C'est le principe des boucles, tout a commencé ici même, la veille. Alors que je passe mes derniers instants tranquilles avec mes supporters, on nous annonce que finalement, il n'y aura pas de sas. Mince, moi qui voulais me placer vers l'avant pour partir assez vite, j'ai peur de me retrouver en fond de peloton et d'être pris dans le trafic sur les premiers sentiers qui nous attendent. Heureusement, les organisateurs ont la bonne idée de nous faire faire une boucle dans Vannes, sous les acclamations d'un public déjà nombreux, histoire de laisser au peloton le temps de s'étirer. Quand nous abordons les premiers sentiers, après le pont de Kerino, nous avons chacun trouvé notre place et je peux courir sans restriction. Pour atteindre mon ambitieux objectif, moins de 24h si les astres sont alignés.
Et pour le moment, ils semblent alignés. La météo est clémente, loin de la canicule de 2018, plus fraîche encore que l'an dernier. Pour ma troisième participation, il y a une modification importante : nous tournons dans l'autre sens. Main droite, comme on dirait sur une piste d'athlétisme. Je verrai enfin de jour certains paysages que je traversais de nuit. Pour le moment, je parcours surtout à un bon rythme des endroits où je me traînais lamentablement lors des autres éditions, étrange distorsion du temps et de l'espace. J'arrive très vite au premier ravitaillement à Séné, où mes supporters sont là. Un verre de coca, et je repars.
Nous sommes toujours sur le chemin des douaniers. Je discute un peu avec un coureur prénommé Olivier. "C'est beau " "oui, et ça va être comme ça jusqu'au bout". J'exagère à peine. Le Golfe est magnifique, et je suis pleinement heureux de le parcourir à nouveau. Même le crachin breton qui nous rafraîchit n'entame pas mon optimisme. J'arrive pourtant au ravitaillement du Hézo (km 42) trempé, et je prends le temps de m'habiller en sortant ma frontale. Un petit marathon en 4h, je me promets de ralentir.

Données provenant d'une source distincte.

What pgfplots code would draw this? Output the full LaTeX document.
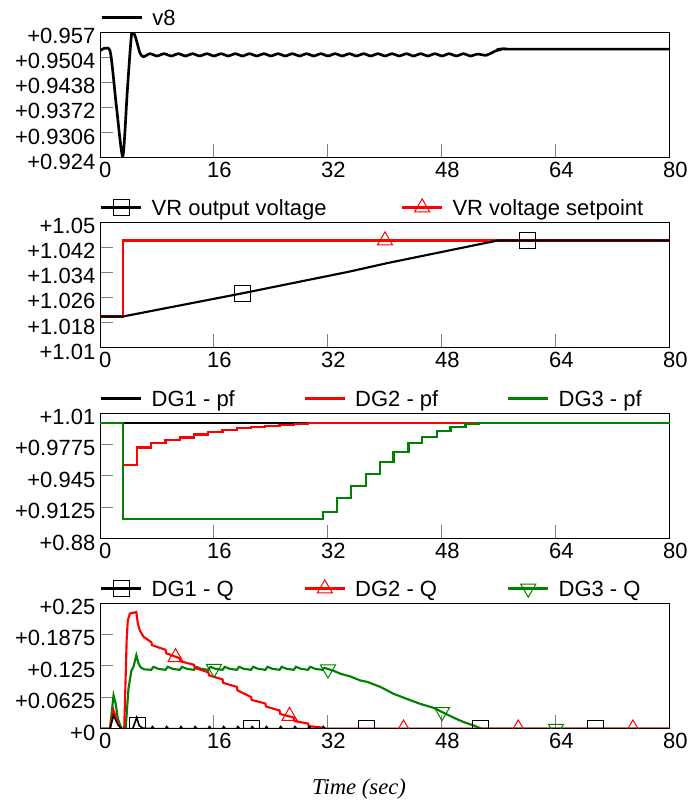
\documentclass[border=0pt]{standalone}
\usepackage{fontspec}
\setmainfont{Liberation Sans}
\newfontfamily\serifit{Liberation Serif}
\usepackage{pgfplots}
\pgfplotsset{compat=1.18}

\newcommand\fsz{\fontsize{16.5}{19}\selectfont}
% legend text in a box of fixed width so that the entries sit where the original has them
\newcommand\lent[2]{\makebox[#1][l]{\raisebox{0pt}[14pt][2.2pt]{#2}}}

\definecolor{dgreen}{RGB}{0,128,0}

\pgfplotsset{
  panel/.style={
    scale only axis, width=427.5pt, height=94.2pt,
    xmin=0, xmax=80,
    xtick={0,16,32,48,64,80}, xticklabels={0,16,32,48,64,80},
    xtick pos=left, ytick pos=left, tick align=inside,
    major tick length=10pt, tick style={gray, line width=0.75pt},
    axis line style={black, line width=0.75pt},
    clip marker paths=true,
    ticklabel style={font=\fsz},
    xticklabel style={xshift=4pt},
    yticklabel style={yshift=-3pt},
    legend style={draw=none, fill=none, at={(0,1)}, anchor=south west, yshift=0.9pt,
      legend columns=-1, inner sep=0pt, font=\fsz, column sep=5pt},
    legend cell align=left,
    legend image code/.code={\draw[##1, mark repeat=2, mark phase=2]
      plot coordinates {(0pt,0pt) (15pt,0pt) (30pt,0pt)};},
  },
  every axis plot/.append style={line width=1.6pt},
  sqm/.style={only marks, mark=square, mark size=6pt, mark options={black, line width=0.75pt, solid}, forget plot},
  trm/.style={only marks, mark=triangle, mark size=6.5pt, mark options={red, line width=0.75pt, solid}, forget plot},
  itm/.style={only marks, mark=triangle, mark size=6.5pt, mark options={dgreen, line width=0.75pt, solid, rotate=180}, forget plot},
}

\begin{document}
\begin{tikzpicture}
\path[use as bounding box] (0,0) rectangle (518.25pt,-602.25pt);

% ---- v8
\begin{axis}[panel, at={(75pt,-24pt)}, anchor=north west,
  ymin=0.924, ymax=0.957,
  ytick={0.924,0.9306,0.9372,0.9438,0.9504,0.957},
  yticklabels={+0.924,+0.9306,+0.9372,+0.9438,+0.9504,+0.957}]
\addplot[black, line width=2pt, smooth, tension=0.4] coordinates {
  (0,0.9521) (1.4,0.9521) (2.3,0.9375) (3.2,0.9243) (3.85,0.942) (4.45,0.9567)
  (5.0,0.9555) (5.6,0.9515) (6.1,0.9505)
  (7,0.9513) (8,0.9507) (9,0.9513) (10,0.9507) (11,0.9513) (12,0.9507)
  (13,0.9513) (14,0.9507) (15,0.9513) (16,0.9507) (17,0.9513) (18,0.9507)
  (19,0.9513) (20,0.9507) (21,0.9513) (22,0.9507) (23,0.9513) (24,0.9507)
  (25,0.9513) (26,0.9507) (27,0.9513) (28,0.9507) (29,0.9513) (30,0.9507)
  (31,0.9513) (32,0.9507) (33,0.9513) (34,0.9507) (35,0.9513) (36,0.9507)
  (37,0.9513) (38,0.9507) (39,0.9513) (40,0.9507) (41,0.9513) (42,0.9507)
  (43,0.9513) (44,0.9507) (45,0.9513) (46,0.9507) (47,0.9513) (48,0.9507)
  (49,0.9513) (50,0.9507) (51,0.9513) (52,0.9507) (53,0.9512)
  (54.2,0.9509) (55.5,0.9520) (56.7,0.9526) (58,0.9525) (80,0.9525)};
\addlegendentry{\lent{40pt}{v8}}
\end{axis}

% ---- VR voltages
\begin{axis}[panel, at={(75pt,-166.5pt)}, anchor=north west,
  ymin=1.01, ymax=1.05,
  ytick={1.01,1.018,1.026,1.034,1.042,1.05},
  yticklabels={+1.01,+1.018,+1.026,+1.034,+1.042,+1.05}]
\addlegendimage{black, mark=square, mark size=6pt, mark options={line width=0.75pt, fill=white}}
\addlegendentry{\lent{180pt}{VR output voltage}}
\addlegendimage{red, mark=triangle, mark size=6.5pt, mark options={line width=0.75pt, fill=white}}
\addlegendentry{\lent{150pt}{VR voltage setpoint}}
\addplot[red, forget plot] coordinates {(0,1.0199) (3.2,1.0199) (3.2,1.0441) (80,1.0441)};
\addplot[black, forget plot] coordinates {
  (0,1.0199) (3.2,1.0199) (20,1.0273) (35,1.0342) (40.3,1.0369) (55.8,1.0441) (80,1.0441)};
\addplot[sqm] coordinates {(20,1.0273) (60,1.0441)};
\addplot[trm] coordinates {(40,1.0441)};
\end{axis}

% ---- power factors
\begin{axis}[panel, at={(75pt,-309.75pt)}, anchor=north west,
  ymin=0.88, ymax=1.01,
  ytick={0.88,0.9125,0.945,0.9775,1.01},
  yticklabels={+0.88,+0.9125,+0.945,+0.9775,+1.01}]
\addplot[black] coordinates {(0,1.0) (80,1.0)};
\addlegendentry{\lent{107pt}{DG1 - pf}}
\addplot[red, const plot] coordinates {
  (0,1.0) (3.2,0.9559) (5.2,0.9743) (7.2,0.9791) (9.2,0.9819) (11.2,0.9847)
  (13.2,0.9878) (15.2,0.9902) (17.2,0.9923) (19.2,0.9941) (21.2,0.9954)
  (23.2,0.9968) (25.2,0.9979) (27.2,0.9989) (29.2,0.9996) (31.2,1.0) (80,1.0)};
\addlegendentry{\lent{107pt}{DG2 - pf}}
\addplot[dgreen, const plot] coordinates {
  (0,1.0) (3.2,0.9003) (31.3,0.9074) (33.3,0.9220) (35.2,0.9344) (37.3,0.9473)
  (39.3,0.9594) (41.2,0.9698) (43.3,0.9791) (45.2,0.9854) (47.3,0.9916)
  (49.2,0.9958) (51.3,0.9982) (53.2,1.0) (80,1.0)};
\addlegendentry{\lent{100pt}{DG3 - pf}}
\end{axis}

% ---- reactive powers
\begin{axis}[panel, at={(75pt,-452.25pt)}, anchor=north west,
  ymin=0, ymax=0.25,
  ytick={0,0.0625,0.125,0.1875,0.25},
  yticklabels={+0,+0.0625,+0.125,+0.1875,+0.25},
  xlabel={Time (sec)},
  xlabel style={font=\serifit\itshape\fontsize{17}{20}\selectfont,
    at={(axis description cs:0.4545,-0.48)}, anchor=center}]
\addlegendimage{black, mark=square, mark size=6pt, mark options={line width=0.75pt, fill=white}}
\addlegendentry{\lent{107pt}{DG1 - Q}}
\addlegendimage{red, mark=triangle, mark size=6.5pt, mark options={line width=0.75pt, fill=white}}
\addlegendentry{\lent{107pt}{DG2 - Q}}
\addlegendimage{dgreen, mark=triangle, mark size=6.5pt, mark options={line width=0.75pt, fill=white, rotate=180}}
\addlegendentry{\lent{100pt}{DG3 - Q}}
\addplot[dgreen, forget plot] coordinates {
  (0,0) (1.4,0) (1.9,0.066) (2.2,0.05) (2.5,0.02) (3.0,0) (3.6,0) (4.0,0.08)
  (4.4,0.115) (4.7,0.123) (5.1,0.146) (5.4,0.130) (5.7,0.122) (6.2,0.118)
  (7.2,0.117) (7.5,0.123) (8.2,0.119) (9.2,0.117) (9.5,0.123) (10.2,0.119)
  (11.2,0.117) (11.5,0.123) (12.2,0.119) (13.2,0.117) (13.5,0.123) (14.2,0.119)
  (15.2,0.117) (15.5,0.123) (16.2,0.119) (17.2,0.117) (17.5,0.123) (18.2,0.119)
  (19.2,0.117) (19.5,0.123) (20.2,0.119) (21.2,0.117) (21.5,0.123) (22.2,0.119)
  (23.2,0.117) (23.5,0.123) (24.2,0.119) (25.2,0.117) (25.5,0.123) (26.2,0.119)
  (27.2,0.117) (27.5,0.123) (28.2,0.119) (29.2,0.117) (29.5,0.123) (30.2,0.119)
  (31.2,0.117) (31.5,0.121) (32.8,0.115) (33.8,0.109) (35.1,0.104) (36.5,0.096)
  (37.5,0.093) (39.4,0.0827) (41.2,0.0693) (43.1,0.059) (45.0,0.049)
  (46.9,0.041) (48.3,0.031) (49.7,0.0213) (51.1,0.0127) (52.5,0.006)
  (53.5,0) (80,0)};
\addplot[red, forget plot] coordinates {
  (0,0) (1.4,0) (1.9,0.036) (2.5,0.012) (3.0,0) (3.4,0) (3.75,0.18) (3.9,0.215)
  (4.2,0.229) (5.1,0.232) (5.3,0.210) (5.6,0.195) (6.1,0.183)
  (7.2,0.172) (7.3,0.166) (9.2,0.157) (9.3,0.150) (11.2,0.140) (11.3,0.134)
  (13.2,0.127) (13.3,0.121) (15.2,0.112) (15.3,0.106) (17.2,0.098) (17.3,0.091)
  (19.2,0.083) (19.3,0.076) (21.2,0.063) (21.3,0.057) (23.2,0.050) (23.3,0.044)
  (25.2,0.036) (25.3,0.029) (27.2,0.022) (27.3,0.015) (29.2,0.010) (29.3,0.005)
  (31.2,0.002) (31.3,0) (80,0)};
\addplot[black, line width=1.2pt, forget plot] coordinates {
  (0,0) (1.4,0) (1.9,0.026) (2.5,0.008) (3.0,0) (4.6,0) (5.15,0.022) (5.5,0.006)
  (6.0,0.001) (7.2,0) (7.35,0.004) (7.6,0) (9.2,0) (9.35,0.004) (9.6,0)
  (11.2,0) (11.35,0.004) (11.6,0) (13.2,0) (13.35,0.004) (13.6,0)
  (15.2,0) (15.35,0.004) (15.6,0) (17.2,0) (17.35,0.004) (17.6,0)
  (19.2,0) (19.35,0.004) (19.6,0) (21.2,0) (21.35,0.004) (21.6,0)
  (23.2,0) (23.35,0.004) (23.6,0) (25.2,0) (25.35,0.004) (25.6,0)
  (27.2,0) (27.35,0.004) (27.6,0) (29.2,0) (29.35,0.004) (29.6,0)
  (31.2,0) (31.35,0.004) (31.6,0) (80,0)};
\addplot[sqm] coordinates {(5.3,0.006) (21.3,0) (37.4,0) (53.4,0) (69.5,0)};
\addplot[trm] coordinates {(10.6,0.142) (26.6,0.025) (42.6,0) (58.7,0) (74.8,0)};
\addplot[itm] coordinates {(16,0.119) (32,0.118) (48,0.033) (64,0)};
\end{axis}
\end{tikzpicture}
\end{document}
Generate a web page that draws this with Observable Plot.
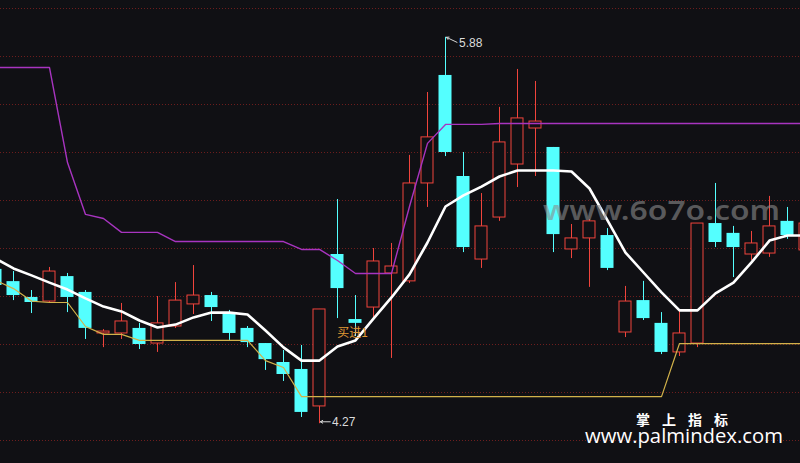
<!DOCTYPE html>
<html><head><meta charset="utf-8">
<script src="https://cdn.jsdelivr.net/npm/d3@7"></script>
<script src="https://cdn.jsdelivr.net/npm/@observablehq/plot@0.6"></script>
<style>
html,body{margin:0;padding:0;background:#101014;}
#wrap{width:800px;height:463px;overflow:hidden;}
</style></head><body><div id="wrap"></div>
<script>
const dayIndex = d3.range(-1, 45);
const opens = [4.913,4.862,4.796,4.779,4.883,4.817,4.646,4.646,4.667,4.604,4.675,4.767,4.804,4.733,4.667,4.604,4.525,4.496,4.342,4.975,4.704,4.754,4.896,4.863,5.271,5.721,5.300,4.954,5.129,5.350,5.500,5.421,4.996,5.042,5.054,4.650,4.783,4.688,4.567,4.604,5.104,5.063,4.975,4.979,5.113,4.992];
const closes = [4.846,4.804,4.775,4.904,4.796,4.667,4.654,4.696,4.600,4.688,4.783,4.804,4.754,4.646,4.608,4.537,4.475,4.317,4.746,4.833,4.688,4.946,4.925,5.271,5.463,5.400,5.004,5.092,5.442,5.542,5.529,5.058,5.042,5.113,4.917,4.779,4.708,4.567,4.646,5.104,5.025,5.004,5.021,5.092,5.054,5.104];
const highs = [4.929,4.904,4.825,4.921,4.896,4.825,4.662,4.771,4.688,4.800,4.858,4.929,4.817,4.742,4.675,4.604,4.575,4.596,4.746,5.204,4.804,5.000,5.021,5.388,5.650,5.880,5.400,5.229,5.588,5.746,5.696,5.421,5.100,5.121,5.083,4.842,4.863,4.733,4.738,5.104,5.271,5.092,5.071,5.217,5.171,5.138];
const lows = [4.825,4.783,4.729,4.771,4.733,4.621,4.587,4.621,4.579,4.567,4.667,4.725,4.696,4.617,4.587,4.492,4.446,4.296,4.270,4.708,4.633,4.704,4.542,4.854,5.171,5.383,4.983,4.917,5.113,5.254,5.300,4.983,4.958,4.838,4.908,4.629,4.700,4.558,4.550,4.587,5.004,4.879,4.950,4.963,5.038,4.971];
const maLine = [4.958,4.917,4.888,4.858,4.829,4.792,4.758,4.738,4.700,4.671,4.683,4.713,4.733,4.733,4.725,4.658,4.588,4.533,4.533,4.592,4.617,4.708,4.796,4.892,5.025,5.175,5.221,5.258,5.300,5.325,5.325,5.325,5.321,5.250,5.117,4.983,4.900,4.817,4.742,4.742,4.813,4.858,4.942,5.033,5.054,5.054];
const upperLine = [5.754,5.754,5.754,5.754,5.358,5.142,5.125,5.067,5.067,5.067,5.029,5.029,5.029,5.029,5.029,5.029,5.029,4.996,4.996,4.950,4.896,4.896,4.896,5.175,5.438,5.517,5.517,5.517,5.521,5.521,5.521,5.521,5.521,5.521,5.521,5.521,5.521,5.521,5.521,5.521,5.521,5.521,5.521,5.521,5.521,5.521];
const lowerLine = [4.867,4.833,4.781,4.775,4.775,4.675,4.642,4.642,4.617,4.617,4.617,4.617,4.617,4.617,4.617,4.533,4.504,4.383,4.383,4.383,4.383,4.383,4.383,4.383,4.383,4.383,4.383,4.383,4.383,4.383,4.383,4.383,4.383,4.383,4.383,4.383,4.383,4.383,4.604,4.604,4.604,4.604,4.604,4.604,4.604,4.604];
const gridPrices = [4.2,4.4,4.6,4.8,5.0,5.2,5.4,5.6,5.8,6.0];
const highMark = [{i: 24, price: 5.88, label: "5.88"}];
const lowMark = [{i: 17, price: 4.27, label: "4.27"}];
const signals = [{i: 19, price: 4.646, label: "买进1"}];

const data = dayIndex.map((i, k) => ({i, open: opens[k], close: closes[k], high: highs[k], low: lows[k],
  ma: maLine[k], upper: upperLine[k], lower: lowerLine[k], up: closes[k] >= opens[k]}));
const upDays = data.filter(d => d.up), downDays = data.filter(d => !d.up);
const BG = "#101014", RED = "#f0443c", CYAN = "#54ffff";

const chart = Plot.plot({
  width: 800, height: 463, margin: 0,
  style: {background: BG, overflow: "hidden"},
  x: {domain: [-13 / 18, 787 / 18], axis: null},
  y: {domain: [4.1042, 6.0333], axis: null},
  marks: [
    Plot.ruleY(gridPrices, {stroke: "#6e1e1e", strokeDasharray: "1,2"}),
    Plot.ruleX(upDays, {x: "i", y1: "low", y2: "high", stroke: RED}),
    Plot.ruleX(downDays, {x: "i", y1: "low", y2: "high", stroke: CYAN}),
    Plot.rect(downDays, {x1: d => d.i - 0.3611, x2: d => d.i + 0.3611, y1: "open", y2: "close", fill: CYAN}),
    Plot.rect(upDays, {x1: d => d.i - 0.3333, x2: d => d.i + 0.3333, y1: "open", y2: "close", fill: BG, stroke: RED, strokeWidth: 1}),
    Plot.line(data, {x: "i", y: "upper", stroke: "#a834c0", strokeWidth: 1.4}),
    Plot.line(data, {x: "i", y: "lower", stroke: "#d2b24a", strokeWidth: 1.2}),
    Plot.line(data, {x: "i", y: "ma", stroke: "#ffffff", strokeWidth: 2.6}),
    Plot.arrow(highMark, {x1: d => d.i + 0.64, y1: d => d.price - 0.021, x2: d => d.i + 0.05, y2: "price",
      stroke: "#d8d8d8", strokeWidth: 1, headLength: 4}),
    Plot.arrow(lowMark, {x1: d => d.i + 0.6, y1: d => d.price + 0.008, x2: d => d.i + 0.05, y2: d => d.price + 0.008,
      stroke: "#d8d8d8", strokeWidth: 1, headLength: 4}),
    Plot.text(highMark, {x: "i", y: "price", text: "label", dx: 13.5, dy: 6, textAnchor: "start",
      fill: "#dcdcdc", fontSize: 12, fontFamily: "Liberation Sans"}),
    Plot.text(lowMark, {x: "i", y: "price", text: "label", dx: 12.5, dy: -2, textAnchor: "start",
      fill: "#dcdcdc", fontSize: 12, fontFamily: "Liberation Sans"}),
    Plot.text(signals, {x: "i", y: "price", text: "label", dx: -3, fill: "#e09a36", fontSize: 12, fontFamily: "Noto Sans CJK SC"})
  ]
});
document.getElementById("wrap").appendChild(chart);

const svg = d3.select(chart);
svg.append("text").attr("x", 543).attr("y", 220).attr("text-anchor", "start")
  .attr("textLength", 237).attr("lengthAdjust", "spacingAndGlyphs")
  .attr("font-family", "Noto Sans").attr("font-weight", 600).attr("font-size", 27)
  .attr("fill", "rgba(140,140,140,0.6)").text("www.6o7o.com");
svg.append("text").attr("x", 636).attr("y", 425).attr("text-anchor", "start").attr("letter-spacing", 12)
  .attr("font-family", "Noto Sans CJK SC").attr("font-weight", 700).attr("font-size", 14)
  .attr("fill", "#ffffff").text("掌上指标");
svg.append("text").attr("x", 585).attr("y", 443).attr("text-anchor", "start")
  .attr("textLength", 198).attr("lengthAdjust", "spacingAndGlyphs")
  .attr("font-family", "Open Sans").attr("font-size", 20)
  .attr("fill", "#ffffff").text("www.palmindex.com");
</script></body></html>
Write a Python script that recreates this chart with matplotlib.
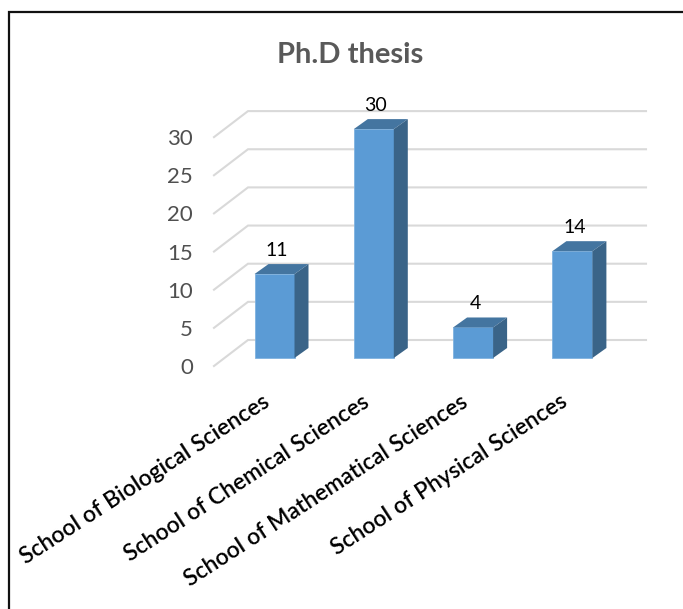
import matplotlib
matplotlib.use('Agg')
import matplotlib.pyplot as plt
from matplotlib.lines import Line2D
from matplotlib.patches import Polygon

schools = ['School of Biological Sciences', 'School of Chemical Sciences',
           'School of Mathematical Sciences', 'School of Physical Sciences']
theses = [11, 30, 4, 14]
y_ticks = [0, 5, 10, 15, 20, 25, 30]

W, H = 683, 609
# pixel positions of the fake 3d plot
X0, X_STEP = 274.5, 99.3
Y0, Y_UNIT = 358, 7.63

plt.rcParams['font.family'] = ['Lato', 'DejaVu Sans']

fig = plt.figure(figsize=(W / 100, H / 100), dpi=100)
ax = fig.add_axes([0, 0, 1, 1])
ax.set_xlim((0 - X0) / X_STEP, (W - X0) / X_STEP)
ax.set_ylim((Y0 - H) / Y_UNIT, Y0 / Y_UNIT)
ax.axis('off')


def cat_x(px):
    return (px - X0) / X_STEP


def val_y(px_offset):
    return px_offset / Y_UNIT


# back wall and side wall gridlines
for v in y_ticks:
    back = v + val_y(18)
    front = v - val_y(8)
    ax.plot([cat_x(214), cat_x(248), cat_x(646)], [front, back, back],
            color='#D9D9D9', lw=1.5, solid_joinstyle='miter', zorder=1)

# bars, top and side faces are offset to look 3d
half = 20 / X_STEP
dx = 14 / X_STEP
dy = val_y(10)
for i, v in enumerate(theses):
    ax.bar(i, v, width=half * 2, color='#5B9BD5', edgecolor='#7FB2E0', lw=0.6, zorder=3)
    ax.add_patch(Polygon([(i - half, v), (i + half, v), (i + half + dx, v + dy), (i - half + dx, v + dy)],
                         closed=True, facecolor='#4475A0', edgecolor='none', zorder=3))
    ax.add_patch(Polygon([(i + half, 0), (i + half + dx, dy), (i + half + dx, v + dy), (i + half, v)],
                         closed=True, facecolor='#3A6488', edgecolor='none', zorder=3))
    ax.annotate(str(v), (i + 0.02, v), xytext=(0, 17), textcoords='offset points',
                ha='center', va='center', fontsize=14, color='black', zorder=4)

for v in y_ticks:
    ax.text(cat_x(193), v - val_y(10), str(v), ha='right', va='center',
            fontsize=16, color='#505050')

for i, name in enumerate(schools):
    ax.text(i - 0.07, val_y(-42), name, rotation=33, rotation_mode='anchor',
            ha='right', va='center', fontsize=16.5, fontweight='semibold', color='black')

ax.text(cat_x(350.5), val_y(Y0 - 55), 'Ph.D thesis', ha='center', va='center',
        fontsize=21, fontweight='bold', color='#595959')

# black frame of the screenshot (only top and left)
frame = Line2D([9 / W, 9 / W, 1], [0, 1 - 12 / H, 1 - 12 / H], transform=ax.transAxes,
               color='#111111', lw=1.6, solid_joinstyle='miter')
ax.add_line(frame)

fig.savefig('out.png', dpi=100)
plt.close(fig)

Et pour ça, rien de mieux que la méthode Cyrano, je commence à mettre en place l'alternance course/marche. Pour le moment, j'alterne 25 min de course et 5 de marche, et je m'attends à faire évoluer ce ratio avec la fatigue. Nous remontons vers Sarzeau (km 57) et Saint Gildas du Ruys (km 70), en coupant dans les terres à travers la nuit qui est tombée. De l'an dernier, Je me souviens d'une côte magnifique, d'un chemin un peu technique, et d'une énorme envie de dormir. Cette année, l'ambiance est différente. La nuit est noire, le vent souffle, nous entendons l'océan mais je le devine à peine. Le chemin me semble moins difficile, a t-il changé ou est-ce parce qu'il arrive plus tôt dans la course ? Je mets mes pas dans ceux d'un coureur qui avance bien, dans la nuit et sur ces chemins étroits, il m'est d'une aide précieuse, mais je pense que la seule chose que je reconnaîtrais de lui serait sa paire de mollets (très balèzes d'ailleurs) sur lesquels se concentre le halo de ma frontale. C'est l'inconvénient de ces chemins où nous avançons en file indienne, ils laissent peu de place à la discussion.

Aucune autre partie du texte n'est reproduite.